A policy graph with 3 nodes.
 Node indices: 1, 2, 3

Wasn't that easy! Let's walk through some of the non-obvious features.

Info

The keywords in the Kokako.LinearPolicyGraph constructor

Hopefully stages and sense are obvious. However, the other two are not so clear.

lower_bound: you must supply a valid bound on the objective. For our problem, we know that we cannot incur a negative cost so \$0 is a valid lower bound.

optimizer: This is borrowed directly from JuMP's Model constructor:

using JuMP
model = Model(with_optimizer(GLPK.Optimizer))

Creating state variables

State variables can be created like any other JuMP variables. Think of them as another type of variable like binary or integer. For example, to create a binary variable in JuMP, you go:

@variable(subproblem, x, Bin)

whereas to create a state variable you go

@variable(subproblem, x, Kokako.State)

Also note that you have to pass a keyword argument called initial_value that gives the incoming value of the state variable in the first stage.

Defining the stage-objective

In a JuMP model, we can set the objective using @objective. For example:

@objective(subproblem, Min, fuel_cost[t] * thermal_generation)

Since we only need to define the objective for each stage, rather than the whole problem, we use the SDDP.jl-provided @stageobjective.

@stageobjective(subproblem, fuel_cost[t] * thermal_generation)

Note that we don't have to specify the optimization sense (Max of Min) since this is done via the sense keyword argument of Kokako.LinearPolicyGraph.

Training a policy

Models can be trained using the Kokako.train function. It accepts a number of keyword arguments. iteration_limit terminates the training after the provided number of iterations.

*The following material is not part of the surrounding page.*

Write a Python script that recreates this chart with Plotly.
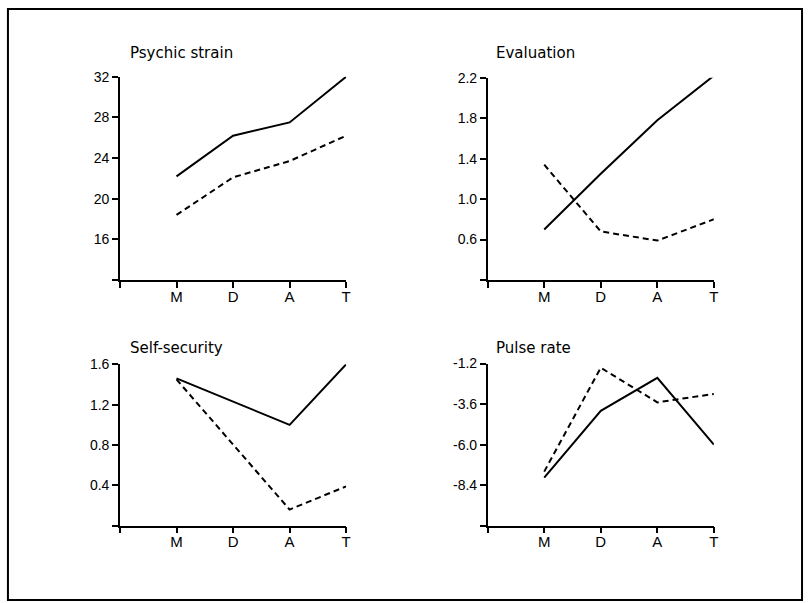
import plotly.graph_objects as go

phases = ["M", "D", "A", "T"]
xpos = [1, 2, 3, 4]

psychic_solid = [22.2, 26.2, 27.5, 32.0]
psychic_dashed = [18.4, 22.1, 23.7, 26.2]
psychic_ticks = [12, 16, 20, 24, 28, 32]
psychic_text = ["", "16", "20", "24", "28", "32"]

eval_solid = [0.70, 1.25, 1.78, 2.22]
eval_dashed = [1.34, 0.68, 0.59, 0.80]
eval_ticks = [0.2, 0.6, 1.0, 1.4, 1.8, 2.2]
eval_text = ["", "0.6", "1.0", "1.4", "1.8", "2.2"]

self_solid = [1.46, 1.23, 1.00, 1.60]
self_dashed = [1.45, 0.80, 0.16, 0.39]
self_ticks = [0.0, 0.4, 0.8, 1.2, 1.6]
self_text = ["", "0.4", "0.8", "1.2", "1.6"]

pulse_solid = [-7.95, -4.0, -2.05, -6.0]
pulse_dashed = [-7.6, -1.45, -3.5, -3.0]
pulse_ticks = [-10.8, -8.4, -6.0, -3.6, -1.2]
pulse_text = ["", "-8.4", "-6.0", "-3.6", "-1.2"]

titles = ["Psychic strain", "Evaluation", "Self-security", "Pulse rate"]

W, H = 811, 603
TICKFONT = "Liberation Sans"
TITLEFONT = "DejaVu Sans"


def ypix(y):
    # compensate the vertical offset/scale observed in the photographed page
    return max(1.0, (y - 8.0) * 603.0 / 595.0)


panels = [
    dict(solid=psychic_solid, dashed=psychic_dashed, ticks=psychic_ticks, text=psychic_text,
         xd=(120.7, 348.3), yd=(76.7, 280.0), title_xy=(129, 53)),
    dict(solid=eval_solid, dashed=eval_dashed, ticks=eval_ticks, text=eval_text,
         xd=(490.7, 718.3), yd=(77.7, 280.0), title_xy=(497, 53)),
    dict(solid=self_solid, dashed=self_dashed, ticks=self_ticks, text=self_text,
         xd=(120.7, 348.3), yd=(364.3, 525.7), title_xy=(129, 348)),
    dict(solid=pulse_solid, dashed=pulse_dashed, ticks=pulse_ticks, text=pulse_text,
         xd=(490.7, 718.3), yd=(363.5, 525.7), title_xy=(497, 348)),
]

fig = go.Figure()
layout = dict(
    width=W, height=H, autosize=False,
    margin=dict(l=0, r=0, t=0, b=0),
    paper_bgcolor="white", plot_bgcolor="white",
    showlegend=False,
    font=dict(family=TICKFONT, size=14, color="black"),
)
annotations = []
for i, p in enumerate(panels):
    n = "" if i == 0 else str(i + 1)
    xa = "x" + n
    ya = "y" + n
    fig.add_trace(go.Scatter(x=xpos, y=p["solid"], mode="lines",
                             line=dict(color="black", width=2), xaxis=xa, yaxis=ya))
    fig.add_trace(go.Scatter(x=xpos, y=p["dashed"], mode="lines",
                             line=dict(color="black", width=2, dash="6px,4px"), xaxis=xa, yaxis=ya))
    layout["xaxis" + n] = dict(
        domain=[p["xd"][0] / W, p["xd"][1] / W], range=[0, 4], anchor=ya,
        showgrid=False, zeroline=False, showline=True, linecolor="black", linewidth=1.5,
        ticks="outside", ticklen=6, tickwidth=1.5, tickcolor="black",
        ticklabelstandoff=-4,
        tickmode="array", tickvals=[0] + xpos, ticktext=[""] + phases,
        tickfont=dict(family=TICKFONT, size=15),
    )
    layout["yaxis" + n] = dict(
        domain=[1 - ypix(p["yd"][1]) / H, 1 - ypix(p["yd"][0]) / H],
        range=[p["ticks"][0], p["ticks"][-1]], anchor=xa,
        showgrid=False, zeroline=False, showline=True, linecolor="black", linewidth=1.5,
        ticks="outside", ticklen=6, tickwidth=1.5, tickcolor="black",
        tickmode="array", tickvals=p["ticks"], ticktext=p["text"],
        tickfont=dict(family=TICKFONT, size=14),
    )
    annotations.append(dict(
        text=titles[i], xref="paper", yref="paper",
        x=p["title_xy"][0] / W, y=1 - ypix(p["title_xy"][1]) / H,
        xanchor="left", yanchor="middle", showarrow=False,
        font=dict(family=TITLEFONT, size=15, color="black"),
    ))
layout["annotations"] = annotations
layout["shapes"] = [dict(type="rect", xref="paper", yref="paper",
                         x0=8 / W, x1=807 / W, y0=1 - ypix(600) / H, y1=1 - ypix(5) / H,
                         line=dict(color="black", width=2))]
fig.update_layout(**layout)

pin = ("var gd=document.getElementById('{plot_id}');"
       "var de=document.documentElement, b=document.body;"
       "de.style.margin='0';de.style.padding='0';de.style.overflow='hidden';"
       "b.style.margin='0';b.style.padding='0';b.style.overflow='hidden';"
       "b.style.fontSize='0px';b.style.lineHeight='0px';"
       "gd.style.position='fixed';gd.style.left='0px';gd.style.top='0px';"
       "gd.style.width='811px';gd.style.height='603px';window.scrollTo(0,0);")
fig.write_html("out.html", post_script=pin,
               config={"displayModeBar": False, "responsive": False})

julia> Kokako.train(model; iteration_limit = 3)
-------------------------------------------------------
         SDDP.jl (c) Oscar Dowson, 2017-19

Numerical stability report
  Non-zero Matrix range     [1e+00, 1e+00]
  Non-zero Objective range  [1e+00, 2e+02]
  Non-zero Bounds range     [2e+02, 2e+02]
  Non-zero RHS range        [2e+02, 2e+02]
No problems detected

 Iteration    Simulation       Bound         Time (s)
        1    3.250000e+04   1.500000e+04   3.099990e-02
        2    1.750000e+04   1.750000e+04   3.099990e-02
        3    1.750000e+04   1.750000e+04   3.199983e-02

Terminating training with status: iteration_limit
-------------------------------------------------------
Info

For more information on the numerical stability report, read the Numerical stability report section.

Simulating the policy

Once you have a trained policy, you can simulate it using Kokako.simulate. The return value from simulate is a vector with one element for each replication. Each element is itself a vector, with one element for each stage. Each element, corresponding to a particular stage in a particular replication, is a dictionary that records information from the simulation.

simulations = Kokako.simulate(
    # The trained model to simulate.
    model,
    # The number of replications.
    1,
    # A list of names to record the values of.
    [:volume, :thermal_generation, :hydro_generation, :hydro_spill]
)

replication = 1
stage = 2
simulations[replication][stage]

# output

Dict{Symbol,Any} with 9 entries:
  :volume             => State{Float64}(200.0, 150.0)
  :hydro_spill        => 0.0
  :bellman_term       => 0.0
  :noise_term         => nothing
  :node_index         => 2
  :stage_objective    => 10000.0
  :objective_state    => nothing
  :thermal_generation => 100.0
  :hydro_generation   => 50.0

Ignore many of the entries for now. They will be relevant later. Of interest is :volume and :thermal_generation.

julia> outgoing_volume = [stage[:volume].out for stage in simulations[1]]
3-element Array{Float64,1}:
 200.0
 150.0
   0.0

julia> thermal_generation = [stage[:thermal_generation] for stage in simulations[1]]
3-element Array{Float64,1}:
 150.0
 100.0
   0.0

From this, we can see the optimal policy: in the first stage, use 150 MWh of thermal generation and 0 MWh of hydro generation. In the second stage, use 100 MWh of thermal and 50 MWh of hydro. In the third and final stage, use 0 MWh of thermal and 150 MWh of hydro.

This concludes our first very simple tutorial for SDDP.jl. In the next tutorial, Basic II: adding uncertainty, we will extend this problem by adding uncertainty.